December 5, 2013
Is your cricket English on a sticky wicket?
Afghanistan calls for support from cricket nations
Having qualified for its first World Cup, Afghanistan needs more support from the traditional Asian cricketing nations in order to develop its national team further, according to a top official of the Afghanistan Cricket Board.
Afghanistan defeated Kenya by seven wickets (1) in a decisive qualifier (2) on Friday to reach the 2015 World Cup, setting off mass celebrations in the country. But ACB chief executive Noor Mohammad Murad criticized the traditional Asian cricket powers for failing to help the team over the past years, saying India, Sri Lanka and Bangladesh have all failed to respond to his requests to set up games.
He said Pakistan is the only Asian country to support the Afghans, despite dealing with its own security problems. Pakistan’s second-string (3) team played a one-day series (4) against Afghanistan last year and the Pakistan Cricket Board allowed a team from Afghanistan to play in its domestic Twenty20 (5) tournament.
Murad was especially critical of the Bangladesh Cricket Board.
‘I’m very disappointed in the way we have not been provided a chance by Bangladesh,’ Murad said. ‘I’ve been approaching them since one and half years, (*) but no response. I’ve met all their officials. In the meeting I try to convince them but after the meeting nothing happens.’
Pakistan has not hosted any foreign team since gunmen attacked the Sri Lanka team bus in Lahore four years ago. Murad sees Afghanistan as a country which could attract large crowds if Pakistan organizes a full-fledged (6) one-day or Twenty20 series (5) against Afghanistan in a city like Lahore.
Afghanistan’s remarkable journey to the World Cup qualification began in 2008 when it played in the Division 5 event — the lowest ranked ICC tournament.
According to Murad, the country of 30 million has 280,000 registered players, who either play with taped tennis balls or the leather cricket balls.
Adapted from an article by Rizwan Ali, AP Sports Writer
The wicket is a set of stump (stick hammered on the ground) and bail (a piece of wood suspended at the top) that the batsman must defend in a game of cricket. The batsman's job is to keep the ball (or anything else) from hitting the wicket and throwing the bail. Like everything in cricket, there are many ways to take a wicket and a million intricacies to the process!
In any sport, a qualifier is a game or match that a team has to win in order to enter a particular competition.
Second string (3)
In sports, the second string are the players who are available to substitute or relief the regular players during a game. The expression comes from the second string an archer always carried in case the string in his bow snapped. By extension, it refers to all “plan-B” situations.
Cricket series (4) (5)
A famous characteristic of cricket is how long matches can take.
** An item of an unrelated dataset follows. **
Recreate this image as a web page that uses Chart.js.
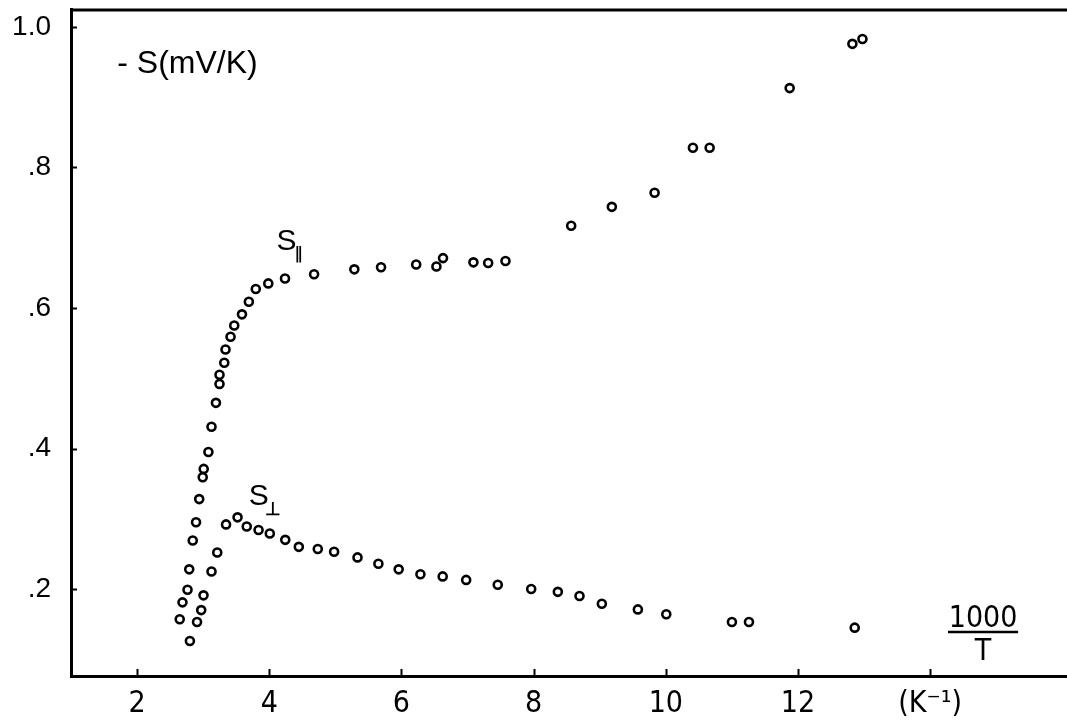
<!DOCTYPE html>
<html>
<head>
<meta charset="utf-8">
<script src="https://cdn.jsdelivr.net/npm/chart.js@4.4.1/dist/chart.umd.min.js"></script>
<style>
  html, body { margin: 0; padding: 0; background: #fff; }
  #wrap { width: 1067px; height: 720px; position: relative; }
</style>
</head>
<body>
<div id="wrap"><canvas id="c" width="1067" height="720"></canvas></div>
<script>
// ---- Data (x = 1000/T in K^-1, y = -S in mV/K) ----
const sParallelX = [2.645, 2.687, 2.763, 2.789, 2.842, 2.892, 2.940, 2.993, 3.008, 3.079,
  3.126, 3.193, 3.247, 3.247, 3.319, 3.338, 3.414, 3.470, 3.587, 3.691,
  3.796, 3.985, 4.238, 4.678, 5.287, 5.691, 6.223, 6.529, 6.629, 7.089,
  7.312, 7.574, 8.568, 9.183, 9.830, 10.410, 10.663, 11.874, 12.823, 12.975];
const sParallelY = [0.157, 0.181, 0.199, 0.228, 0.269, 0.295, 0.328, 0.359, 0.371, 0.395,
  0.431, 0.465, 0.492, 0.505, 0.522, 0.541, 0.559, 0.575, 0.591, 0.609,
  0.627, 0.635, 0.642, 0.648, 0.655, 0.658, 0.662, 0.659, 0.671, 0.665,
  0.664, 0.667, 0.717, 0.744, 0.764, 0.828, 0.828, 0.913, 0.976, 0.983];

const sPerpX = [2.799, 2.907, 2.970, 3.005, 3.126, 3.213, 3.346, 3.520, 3.659, 3.838,
  4.008, 4.242, 4.447, 4.734, 4.981, 5.335, 5.651, 5.958, 6.287, 6.624,
  6.979, 7.457, 7.963, 8.366, 8.694, 9.032, 9.577, 10.007, 11.000, 11.258, 12.858];
const sPerpY = [0.126, 0.153, 0.170, 0.191, 0.225, 0.252, 0.292, 0.302, 0.289, 0.284,
  0.279, 0.270, 0.260, 0.257, 0.253, 0.245, 0.236, 0.228, 0.221, 0.218,
  0.213, 0.206, 0.200, 0.196, 0.190, 0.179, 0.171, 0.164, 0.153, 0.153, 0.145];

const xTickValues = [2, 4, 6, 8, 10, 12, 14];
const xTickLabels = ['2', '4', '6', '8', '10', '12', '(K\u207B\u00B9)'];
const yTickValues = [0.2, 0.4, 0.6, 0.8, 1.0];
const yTickLabels = ['.2', '.4', '.6', '.8', '1.0'];

const toPoints = (xs, ys) => xs.map((x, i) => ({ x: x, y: ys[i] }));

const NARROW = '"Liberation Sans Narrow", "DejaVu Sans Condensed", "Liberation Sans", sans-serif';
const SANS = '"Liberation Sans", Arial, sans-serif';

// Frame: top border + inward tick marks + text annotations
const framePlugin = {
  id: 'frame',
  afterDatasetsDraw(chart) {
    const { ctx, chartArea: a, scales } = chart;
    ctx.save();
    ctx.strokeStyle = '#000';
    ctx.lineCap = 'butt';
    // top border
    ctx.lineWidth = 3;
    ctx.beginPath();
    ctx.moveTo(a.left - 1, a.top + 1);
    ctx.lineTo(a.right, a.top + 1);
    ctx.stroke();
    // inward ticks
    ctx.lineWidth = 2;
    yTickValues.forEach(v => {
      const p = Math.round(scales.y.getPixelForValue(v)) + 0.5;
      ctx.beginPath();
      ctx.moveTo(a.left, p);
      ctx.lineTo(a.left + 6, p);
      ctx.stroke();
    });
    xTickValues.forEach(v => {
      const p = Math.round(scales.x.getPixelForValue(v)) + 0.5;
      ctx.beginPath();
      ctx.moveTo(p, a.bottom);
      ctx.lineTo(p, a.bottom - 7);
      ctx.stroke();
    });
    // annotations (positions in data units)
    const X = v => scales.x.getPixelForValue(v);
    const Y = v => scales.y.getPixelForValue(v);
    ctx.fillStyle = '#000';
    ctx.textBaseline = 'alphabetic';
    ctx.textAlign = 'left';
    ctx.font = '32px ' + SANS;
    ctx.fillText('- S(mV/K)', X(1.70), Y(0.934));
    ctx.font = '30px ' + SANS;
    ctx.fillText('S', X(4.11), Y(0.683));
    ctx.fillText('S', X(3.69), Y(0.320));
    ctx.font = 'bold 17px ' + NARROW;
    ctx.fillText('\u2225', X(4.38), Y(0.670));
    ctx.font = 'bold 18px ' + SANS;
    ctx.fillText('\u22A5', X(3.93), Y(0.306));
    // 1000 / T
    ctx.textAlign = 'center';
    ctx.font = '30px ' + NARROW;
    ctx.fillText('1000', X(14.80), Y(0.146));
    ctx.fillText('T', X(14.80), Y(0.099));
    ctx.lineWidth = 2.5;
    ctx.beginPath();
    ctx.moveTo(X(14.27), Y(0.139));
    ctx.lineTo(X(15.33), Y(0.139));
    ctx.stroke();
    ctx.restore();
  }
};

const markerStyle = {
  showLine: false,
  pointStyle: 'circle',
  pointRadius: 4,
  pointHoverRadius: 4,
  pointBorderWidth: 2.6,
  borderColor: '#000',
  backgroundColor: 'rgba(0,0,0,0)'
};

const zeroPad = s => { s.paddingTop = 0; s.paddingBottom = 0; s.paddingLeft = 0; s.paddingRight = 0; };

new Chart(document.getElementById('c'), {
  type: 'scatter',
  data: {
    datasets: [
      Object.assign({ label: 'S\u2225', data: toPoints(sParallelX, sParallelY) }, markerStyle),
      Object.assign({ label: 'S\u22A5', data: toPoints(sPerpX, sPerpY) }, markerStyle)
    ]
  },
  options: {
    responsive: false,
    animation: false,
    events: [],
    layout: { autoPadding: false, padding: { top: 9, right: 0, left: 0, bottom: 0 } },
    plugins: { legend: { display: false }, tooltip: { enabled: false }, title: { display: false } },
    scales: {
      x: {
        type: 'linear',
        position: 'bottom',
        min: 1.0,
        max: 16.07,
        afterBuildTicks: s => { s.ticks = xTickValues.map(v => ({ value: v })); },
        afterFit: s => { s.height = 44; zeroPad(s); },
        grid: { display: false, drawTicks: false },
        border: { display: true, color: '#000', width: 3 },
        ticks: {
          color: '#000',
          padding: 10,
          maxRotation: 0,
          autoSkip: false,
          font: { family: NARROW, size: 30 },
          callback: v => { const i = xTickValues.indexOf(v); return i >= 0 ? xTickLabels[i] : ''; }
        }
      },
      y: {
        type: 'linear',
        position: 'left',
        min: 0.0762,
        max: 1.0256,
        afterBuildTicks: s => { s.ticks = yTickValues.map(v => ({ value: v })); },
        afterFit: s => { s.width = 71; zeroPad(s); },
        grid: { display: false, drawTicks: false },
        border: { display: true, color: '#000', width: 3 },
        ticks: {
          color: '#000',
          padding: 20,
          autoSkip: false,
          font: { family: SANS, size: 28 },
          callback: v => {
            const i = yTickValues.findIndex(t => Math.abs(t - v) < 1e-9);
            return i >= 0 ? yTickLabels[i] : '';
          }
        }
      }
    }
  },
  plugins: [framePlugin]
});
</script>
</body>
</html>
In limited overs cricket, or one-day cricket, a match is generally completed in one day, whereas Test and first-class matches can take up to five days to complete. Twenty20 (orT20) cricket was introduced for professional inter-county competition in England and Wales in 2003. A Twenty20 game involves two teams, each has a single innings, batting for a maximum of 20 overs. A T20 game game is completed in about three hours.
When something is full-fledged (usually US English) or fully fledged (usually UK English), it is completely developed and has all the qualifications necessary for something.
(*) That’s not cricket
The expression above is used when something does not follow the rules, and the phrase at the other end of the arrow seems to be not quite cricket! Any teacher or grammar handbook will tell you that the word “since” cannot be used with periods of time (“since one and a half years”), and that in those cases we should use “for”. In any case, say the books, we could make do with the awkward phrase “I've been telling them since one and a half years ago.”
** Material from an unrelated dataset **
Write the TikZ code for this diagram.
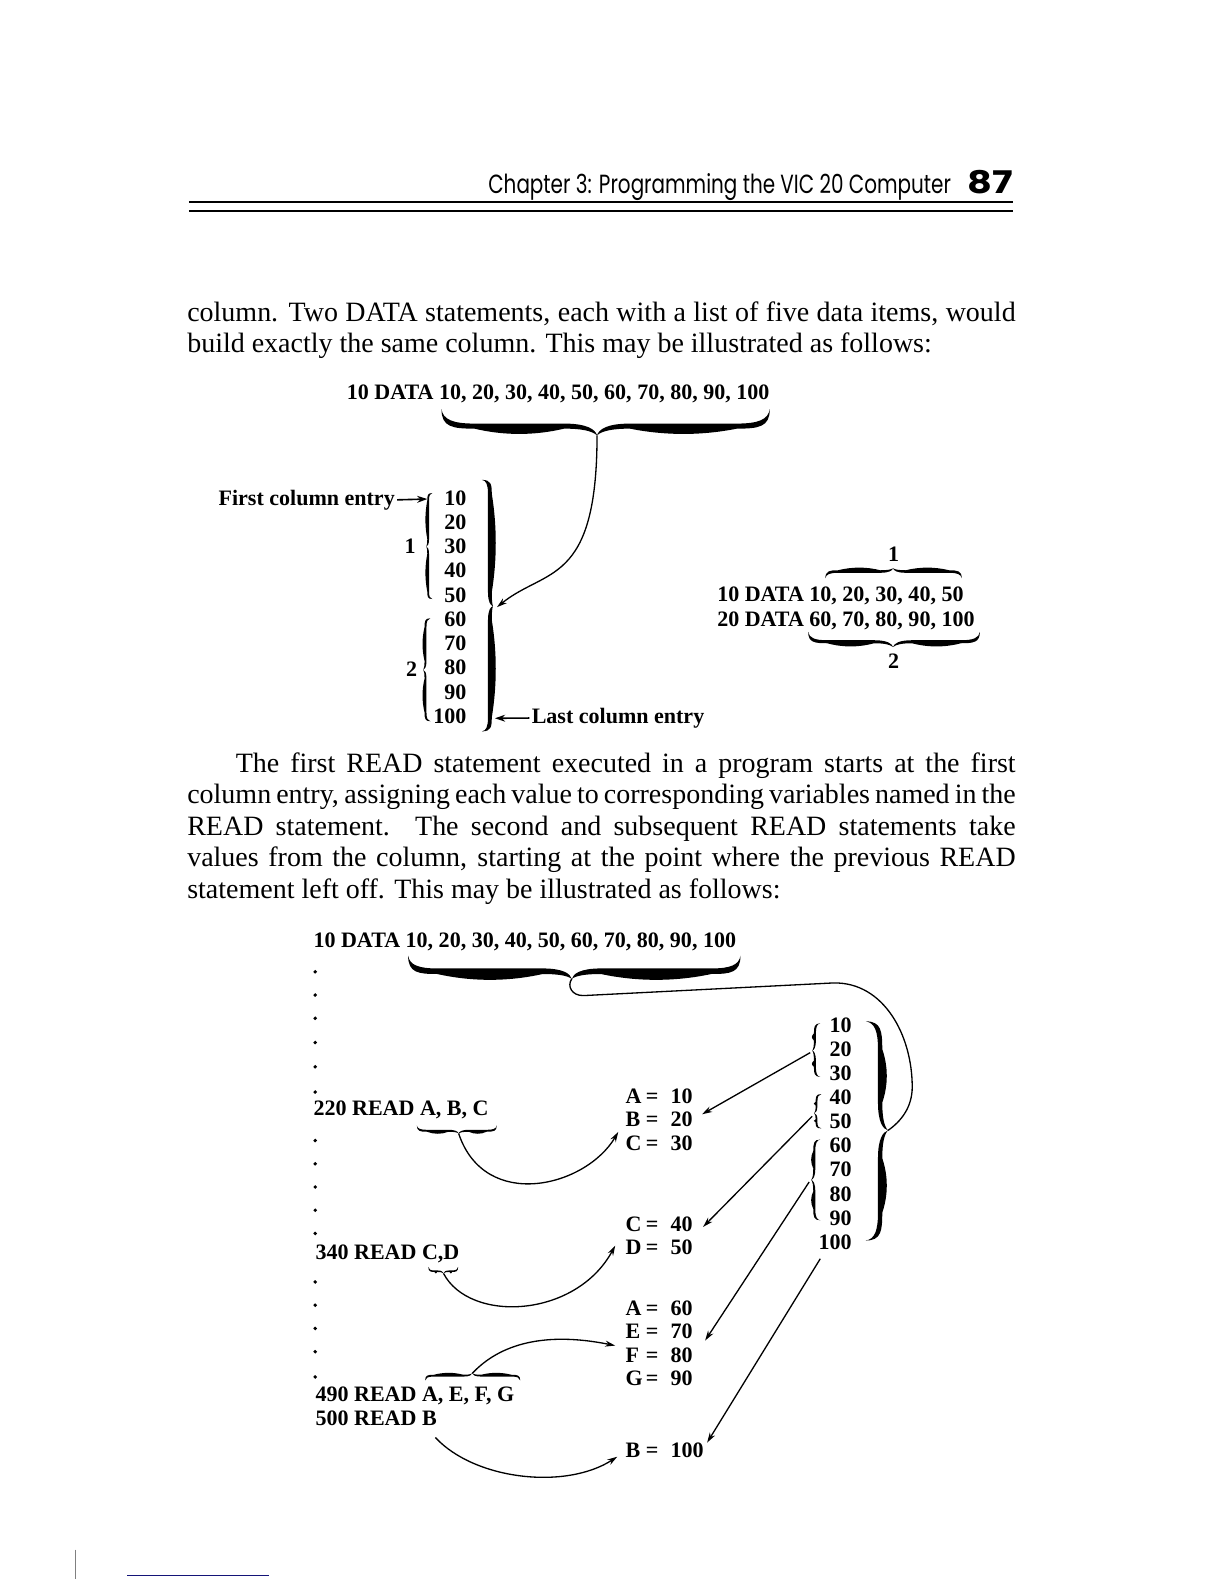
\documentclass[tikz,border=0pt]{standalone}
\usepackage{fontspec}
\setmainfont{Liberation Serif}
\newfontfamily\hdrfont{Poppins}
\usetikzlibrary{arrows.meta,calc}
\definecolor{navyline}{RGB}{20,20,120}

% calligraphic brace in local coords: from (0,0) to (L,0), tip at (M,H), max thickness T
\newcommand\zcbr[4]{%
 \pgfmathsetmacro\zzL{#1}%
 \pgfmathsetmacro\zzM{#2}%
 \pgfmathsetmacro\zzH{#3}%
 \pgfmathsetmacro\zzSg{ifthenelse(\zzH>0,1,-1)}%
 \pgfmathsetmacro\zzS{\zzSg*0.5*(#4)}%
 \pgfmathsetmacro\zzW{\zzSg*0.7*(#4)}%
 \pgfmathsetmacro\zzKa{min(1.25*abs(\zzH),0.4*\zzM)}%
 \pgfmathsetmacro\zzKb{min(1.25*abs(\zzH),0.4*(\zzL-\zzM))}%
 \pgfmathsetmacro\zzY{0.55*\zzH}%
 \pgfmathsetmacro\zzYl{\zzY+\zzS}%
 \pgfmathsetmacro\zzYw{\zzYl+\zzW}%
 \pgfmathsetmacro\zzTa{\zzY+0.5*(\zzH-\zzY)}%
 \pgfmathsetmacro\zzTb{\zzYl+0.3*(\zzH-\zzYl)}%
 \pgfmathsetmacro\zzE{0.5*\zzH+\zzS}%
 \pgfmathsetmacro\zzAa{\zzKa+0.33*(\zzM-2*\zzKa)}%
 \pgfmathsetmacro\zzAb{\zzKa+0.67*(\zzM-2*\zzKa)}%
 \pgfmathsetmacro\zzBa{\zzM+\zzKb+0.33*(\zzL-\zzM-2*\zzKb)}%
 \pgfmathsetmacro\zzBb{\zzM+\zzKb+0.67*(\zzL-\zzM-2*\zzKb)}%
 \fill (0,0) .. controls ({0.05*\zzKa},{0.4*\zzH}) and ({0.35*\zzKa},\zzY) .. (\zzKa,\zzY)
  -- ({\zzM-\zzKa},\zzY) .. controls ({\zzM-0.3*\zzKa},\zzY) and ({\zzM-0.05*\zzKa},\zzTa) .. (\zzM,\zzH)
  .. controls ({\zzM+0.05*\zzKb},\zzTa) and ({\zzM+0.3*\zzKb},\zzY) .. ({\zzM+\zzKb},\zzY)
  -- ({\zzL-\zzKb},\zzY) .. controls ({\zzL-0.35*\zzKb},\zzY) and ({\zzL-0.05*\zzKb},{0.4*\zzH}) .. (\zzL,0)
  .. controls (\zzL,\zzE) and ({\zzL-0.35*\zzKb},\zzYl) .. ({\zzL-\zzKb},\zzYl)
  .. controls (\zzBb,\zzYw) and (\zzBa,\zzYw) .. ({\zzM+\zzKb},\zzYl)
  .. controls ({\zzM+0.5*\zzKb},\zzYl) and ({\zzM+0.15*\zzKb},\zzTb) .. (\zzM,\zzH)
  .. controls ({\zzM-0.15*\zzKa},\zzTb) and ({\zzM-0.5*\zzKa},\zzYl) .. ({\zzM-\zzKa},\zzYl)
  .. controls (\zzAb,\zzYw) and (\zzAa,\zzYw) .. (\zzKa,\zzYl)
  .. controls ({0.35*\zzKa},\zzYl) and (0,\zzE) .. (0,0) -- cycle;
}
% horizontal brace: x1, x2, xtip, y, amp (tip y = y+amp), thickness
\newcommand\hbr[6]{\begin{scope}[shift={(#1,#4)}]\zcbr{(#2)-(#1)}{(#3)-(#1)}{#5}{#6}\end{scope}}
% vertical brace: y1, y2, ytip, x, amp (tip x = x+amp), thickness
\newcommand\vbr[6]{\begin{scope}[shift={(#4,#1)},cm={0,-1,-1,0,(0,0)}]\zcbr{(#2)-(#1)}{(#3)-(#1)}{#5}{#6}\end{scope}}

\newcommand\jl[2]{\hbox to #1{\spaceskip=0.25em plus 1fil minus 1fil\relax #2}}
\newcommand\asg[2]{\makebox[10pt][l]{#1}=\hspace{6pt}#2}

\tikzset{
 dtxt/.style={font=\fontsize{10.9}{13}\selectfont\bfseries, inner sep=0pt, anchor=base west},
 dnum/.style={dtxt, anchor=base east},
 dlab/.style={dtxt, anchor=base},
 body/.style={font=\fontsize{13.85}{15.5}\selectfont, inner sep=0pt, anchor=base west},
 conn/.style={line width=0.65pt},
 arr/.style={conn, -{Stealth[length=5pt,width=3pt]}},
 bigarr/.style={line width=0.8pt, -{Stealth[length=5pt,width=3.4pt]}},
 rulel/.style={line width=0.85pt},
 dotm/.style={circle, fill, inner sep=0pt, minimum size=1.9pt}
}

\begin{document}
\begin{tikzpicture}[x=0.5pt,y=-0.5pt]
\useasboundingbox (0,0) rectangle (1212,1568);
\fill[white] (0,0) rectangle (1212,1568);

% ---------- header ----------
\node[anchor=base west, inner sep=0pt] (hdr) at (483,192)
  {\resizebox{229pt}{\height}{\hdrfont\fontsize{13}{15}\selectfont Chapter 3: Programming the VIC 20 Computer}};
\node[anchor=base east, inner sep=0pt] (pgno) at (1003,192)
  {\resizebox{22.5pt}{11.5pt}{\hdrfont\bfseries 87}};
\draw[rulel] (187,200) -- (1003,200);
\draw[rulel] (187,209) -- (1003,209);

% ---------- paragraph 1 ----------
\node[body] (p1a) at (185,318) {\jl{410pt}{column. Two DATA statements, each with a list of five data items, would}};
\node[body] (p1b) at (185,349) {build exactly the same column. This may be illustrated as follows:};

% ---------- diagram 1 ----------
\node[dtxt] (d1data) at (343,395.5) {10 DATA 10, 20, 30, 40, 50, 60, 70, 80, 90, 100};
\hbr{437}{762}{591}{405}{26}{10}
\coordinate (d1tip) at (591,431);

\foreach \v [count=\i] in {10,20,...,100}
  \node[dnum] (ca\i) at (462,{500+24*(\i-1)}) {\v};

\vbr{488}{593}{541}{428}{-6}{3.5}
\node[dlab] (lab1) at (406,548) {1};
\vbr{612}{714}{663}{426}{-7}{3.8}
\node[dlab] (lab2) at (407.5,670) {2};
\vbr{475}{724}{600}{477}{11}{7.5}
\coordinate (d1tgt) at (492,601);
\draw[arr] (d1tip) .. controls (591,580) and (540,562) .. (d1tgt);

\node[dtxt] (fce) at (216,500) {First column entry};
\coordinate (fcend) at (423,494);
\draw[bigarr] ([xshift=1pt]fce.east) -- (fcend);

\node[dtxt] (lce) at (526,716) {Last column entry};
\coordinate (lcend) at (490,711);
\draw[bigarr] ([xshift=-1pt]lce.west) -- (lcend);

\node[dtxt] (r1) at (709.6,595.8) {10 DATA 10, 20, 30, 40, 50};
\node[dtxt] (r2) at (709.6,620.5) {20 DATA 60, 70, 80, 90, 100};
\hbr{817}{952}{884}{572.5}{-10}{5}
\node[dlab] (rl1) at (884.5,556) {1};
\hbr{800}{970}{884}{625.5}{15}{6}
\node[dlab] (rl2) at (884.5,661.5) {2};

% ---------- paragraph 2 ----------
\node[body] (p2a) at (233,764.5) {\jl{386pt}{The first READ statement executed in a program starts at the first}};
\node[body] (p2b) at (185,795.6) {\jl{410pt}{column entry, assigning each value to corresponding variables named in the}};
\node[body] (p2c) at (185,826.7) {\jl{410pt}{READ statement. The second and subsequent READ statements take}};
\node[body] (p2d) at (185,857.8) {\jl{410pt}{values from the column, starting at the point where the previous READ}};
\node[body] (p2e) at (185,889) {statement left off. This may be illustrated as follows:};

% ---------- diagram 2 ----------
\node[dtxt] (d2data) at (310,938) {10 DATA 10, 20, 30, 40, 50, 60, 70, 80, 90, 100};
\hbr{404}{733}{566}{946}{23}{11}
\coordinate (d2tip) at (566,969);

\foreach \yy [count=\i] in {962,985,1008,1032,1056,1081,1129,1152,1175,1198,1221,1269,1292,1315,1338,1363}
  \node[dotm] (dt\i) at (312,\yy) {};

\node[dtxt] (r220) at (310,1104) {220 READ A, B, C};
\node[dtxt] (r340) at (312,1247) {340 READ C,D};
\node[dtxt] (r490) at (312,1387) {490 READ A, E, F, G};
\node[dtxt] (r500) at (312,1411) {500 READ B};

\foreach \v [count=\i] in {10,20,...,100}
  \node[dnum] (cb\i) at (843.4,{1021.6+23.9*(\i-1)}) {\v};

\vbr{1011}{1228}{1119}{857}{22}{8.5}
\coordinate (d2tgt) at (879,1119);
\draw[conn] (d2tip) .. controls (561,976) and (566,986) .. (578,985.5) -- (825,973)
  .. controls (875,972) and (903,1025) .. (903,1076) .. controls (903,1096) and (892,1110) .. (d2tgt);

\vbr{1013}{1066}{1040}{812}{-8}{3.8}
\vbr{1083}{1117}{1102}{813}{-7}{3.5}
\vbr{1128}{1208}{1168}{812}{-9}{4}
\coordinate (sA) at (802,1042);
\coordinate (sB) at (804,1105);
\coordinate (sC) at (801,1170);
\coordinate (s100) at (812,1246);

\node[dtxt] (a1) at (619,1092.5) {\asg{A}{10}};
\node[dtxt] (a2) at (619,1115.5) {\asg{B}{20}};
\node[dtxt] (a3) at (619,1138.6) {\asg{C}{30}};
\node[dtxt] (a4) at (619,1219) {\asg{C}{40}};
\node[dtxt] (a5) at (619,1242) {\asg{D}{50}};
\node[dtxt] (a6) at (619,1302) {\asg{A}{60}};
\node[dtxt] (a7) at (619,1325) {\asg{E}{70}};
\node[dtxt] (a8) at (619,1348.3) {\asg{F}{80}};
\node[dtxt] (a9) at (619,1371.4) {\asg{G}{90}};
\node[dtxt] (a10) at (619,1443) {\asg{B}{100}};

\coordinate (tA) at (695,1103);
\coordinate (tB) at (696,1214.5);
\coordinate (tC) at (698,1327);
\coordinate (tD) at (700,1428);
\draw[arr] (sA) -- (tA);
\draw[arr] (sB) -- (tB);
\draw[arr] (sC) -- (tC);
\draw[arr] (s100) -- (tD);

\hbr{412.6}{491.8}{454}{1114}{8}{3.8}
\coordinate (t220) at (454,1122);
\coordinate (c220) at (612,1120.5);
\draw[arr] (t220) .. controls (480,1200) and (580,1175) .. (c220);

\hbr{424}{453.5}{439}{1254}{6.5}{3}
\coordinate (t340) at (439,1260.5);
\coordinate (c340) at (609,1233);
\draw[arr] (t340) .. controls (465,1310) and (570,1305) .. (c340);

\hbr{420.8}{515}{467.5}{1366.5}{-7}{3.6}
\coordinate (t490) at (467.5,1359.5);
\coordinate (c490) at (609,1332);
\draw[arr] (t490) .. controls (495,1330) and (540,1318) .. (c490);

\coordinate (s500) at (431,1423);
\coordinate (c500) at (611,1442);
\draw[arr] (s500) .. controls (470,1465) and (560,1475) .. (c500);

% ---------- page marks ----------
\draw[gray, line width=0.6pt] (75,1534) -- (75,1563);
\draw[navyline, line width=0.8pt] (126,1559.5) -- (266,1559.5);
\end{tikzpicture}
\end{document}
Still, this was spoken by an Afghan speaker, and that explains a lot. If you look at the English spoken in Afghanistan and other countries in the region, you will find that this use of “since” is quite frequent – another similar choice is the passive voice in the previous sentence (“we have not been provided...”), where other speakers would have preferred an active.
This universal phenomenon is known as linguistic variation – the fact that different speakers or groups of speakers follow slightly different rules and make slightly different choices. The main lesson here? Rules in language are not hard and fast, not written in stone, and always to be taken with a pinch of salt (and creativity)!